The transition is finished after the initial SHG-to-pump measurements; thus, the exposed area generates a normal SH signal characterized by the typical slope value of 2.

4. Conclusions

We have demonstrated an enhanced generation of the visual second harmonic by the proposed Si NW/PDMS membranes. The SHG can be attributed to the Si NW near-surface mc-Si material, and it is facilitated by the intrinsic electric field by the EFISH mechanism. In the experiment, we observed the effect of fs-laser irradiation, leading to an abrupt and permanent increase in the SHG signal, which we associate with the restructuring of the surface material and EFISH due to the charging of the near-surface electronic trap states that is proven by SHG-to-pump slopes of around 3.5.

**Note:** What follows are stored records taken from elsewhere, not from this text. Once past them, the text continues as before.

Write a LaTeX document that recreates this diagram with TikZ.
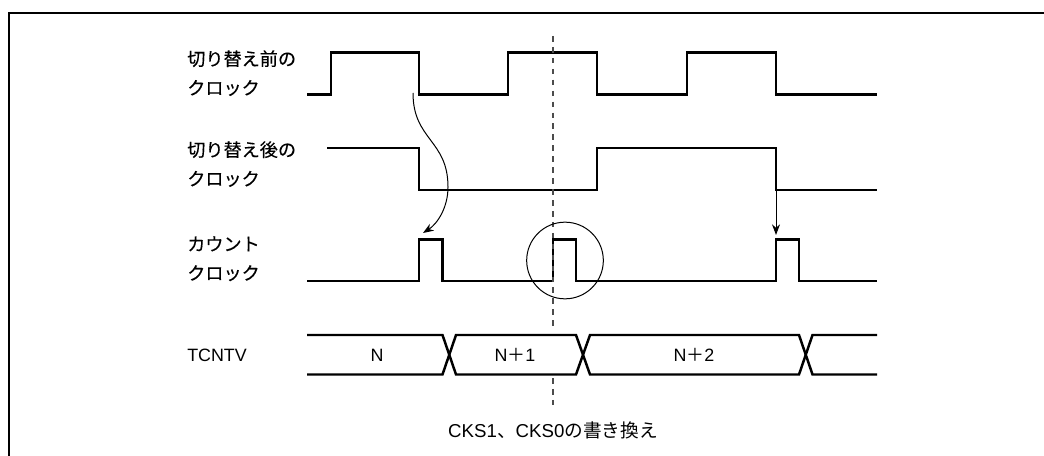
\documentclass[tikz,border=0pt]{standalone}
\usepackage{fontspec}
\setmainfont{Liberation Sans}
\newfontfamily\jpfont[FakeBold=0.25]{Noto Sans CJK JP}
\newfontfamily\jpnote{Noto Sans CJK JP}
\usetikzlibrary{arrows.meta,positioning}
\tikzset{
  wave_line/.style={draw=black,line width=1.85pt,line join=miter},
  thin_line/.style={draw=black,line width=0.75pt},
  mark_line/.style={draw=black!70,line width=1.1pt,dash pattern=on 4.2pt off 4pt},
  label_jp/.style={inner sep=0pt,anchor=north west,align=left,font=\fontsize{13.6}{21.8}\selectfont\jpfont},
  label_txt/.style={inner sep=0pt,font=\fontsize{13.4}{15}\selectfont},
  arr/.style={-{Stealth[length=8pt,width=6pt]},thin_line},
}
\begin{document}
\begin{tikzpicture}[x=0.75pt,y=-0.75pt]
      \useasboundingbox (0,0) rectangle (1044,456);
      \draw[line width=1.6pt] (9,456)--(9,13)--(1044,13);
      % labels
      \node[label_jp] (clk_a) at (187,50) {切り替え前の\\クロック};
      \node[label_jp] (clk_b) at (187,141) {切り替え後の\\クロック};
      \node[label_jp] (cnt) at (187,236) {カウント\\クロック};
      \node[label_txt,anchor=west] (tcntv) at (187,355) {TCNTV};
      \node[label_txt] (val_n) at (377,355) {N};
      \node[label_txt] (val_a) at (515,355) {N{\jpnote ＋}1};
      \node[label_txt] (val_b) at (694,355) {N{\jpnote ＋}2};
      \node[label_txt,font=\fontsize{14}{16}\selectfont] (note) at (553,430) {CKS1{\jpnote 、}CKS0{\jpnote の書き換え}};
      % waves
      \draw[wave_line] (307,94.5)-|(331,52.5)-|(419,94.5)-|(508,52.5)-|(597,94.5)-|(687,52.5)-|(776,94.5)--(877,94.5);
      \draw[wave_line] (327,148)-|(419,190)-|(597,148)-|(776,190)--(877,190);
      \draw[wave_line] (307,281)-|(419,239.5)-|(442.5,281)-|(553,239.5)-|(576,281)-|(776,239.5)-|(799,281)--(877,281);
      \draw[wave_line] (307,335)--(442.5,335)--(456,374.5)--(576,374.5)--(590,335)--(799,335)--(812.5,374.5)--(877,374.5);
      \draw[wave_line] (307,374.5)--(442.5,374.5)--(456,335)--(576,335)--(590,374.5)--(799,374.5)--(812.5,335)--(877,335);
      % change point
      \coordinate (mark_top) at (553,36);
      \coordinate (mark_mid) at (553,329);
      \coordinate (mark_low) at (553,378);
      \coordinate (mark_bot) at (553,410);
      \draw[mark_line] (mark_top)--(mark_mid);
      \draw[mark_line] (mark_low)--(mark_bot);
      \node[draw,thin_line,circle,minimum size=57.5pt,inner sep=0pt] (ring) at (565,260.5) {};
      % arrows
      \coordinate (src_a) at (413,93);
      \coordinate (dst_a) at (423,233);
      \coordinate (src_b) at (776,190);
      \coordinate (dst_b) at (776,235);
      \draw[arr] (src_a) .. controls (413,140) and (448,140) .. (448,187) .. controls (448,208) and (437,224) .. (dst_a);
      \draw[arr] (src_b)--(dst_b);
    \end{tikzpicture}
\end{document}
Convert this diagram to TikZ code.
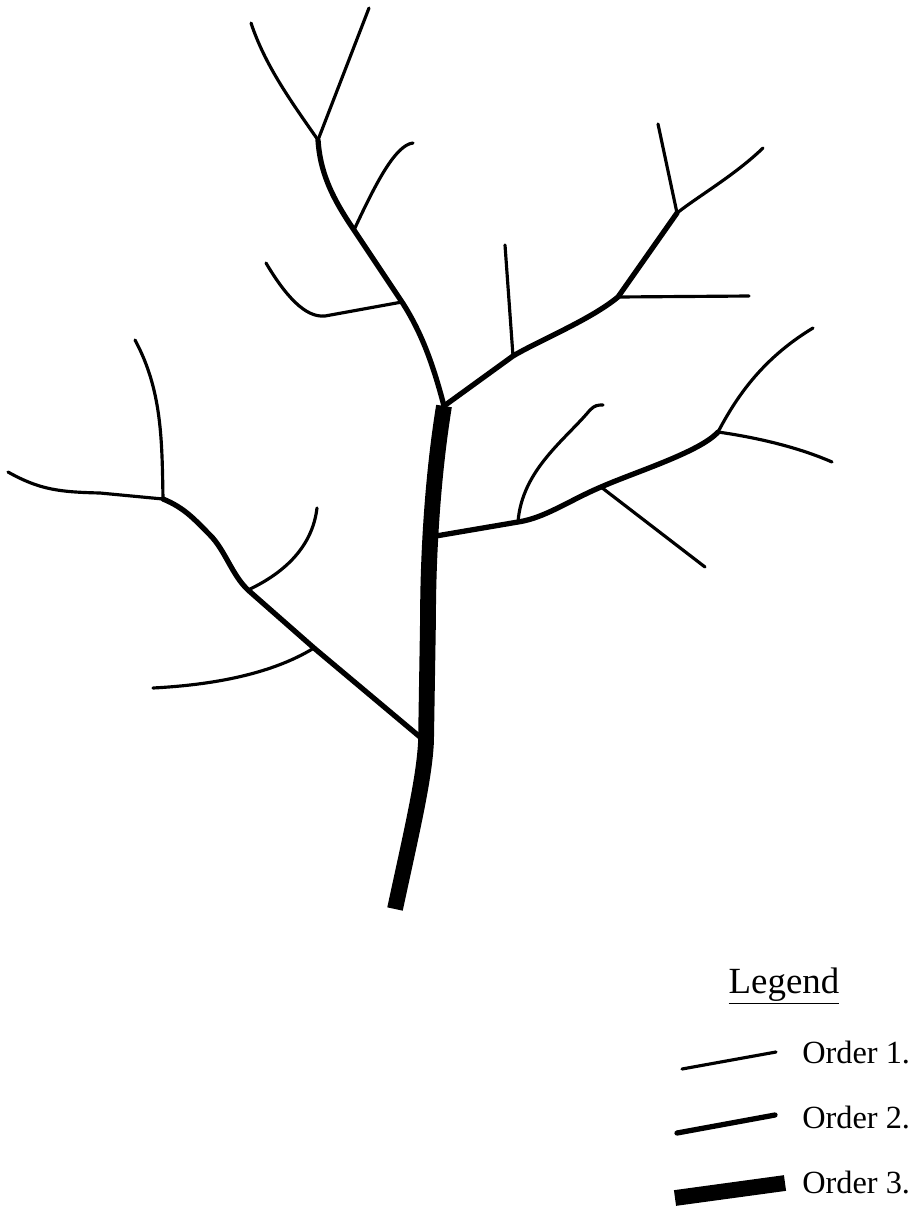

As a result, the proposed Si NW/PDMS membrane, due to the laser activation effect, can serve as infrared-to-visual range converters and would be in demand for the advanced optical schemes where efficient, semitransparent, permanent, flexible, and non-disturbing control of the laser beam is of high importance, as well as in the general field of CMOS-integrated Si-based photonic circuits.

Si NW/PDMS membranes are promising materials for studying the nonlinear optical effects at nanoscales, and could have a variety of uses in sensor applications due to the large surface-to-volume ratio of Si NWs. Si NWs can be used for nonlinear light manipulation in future integrated optoelectronics (CMOS-integrated Si-based photonic circuits).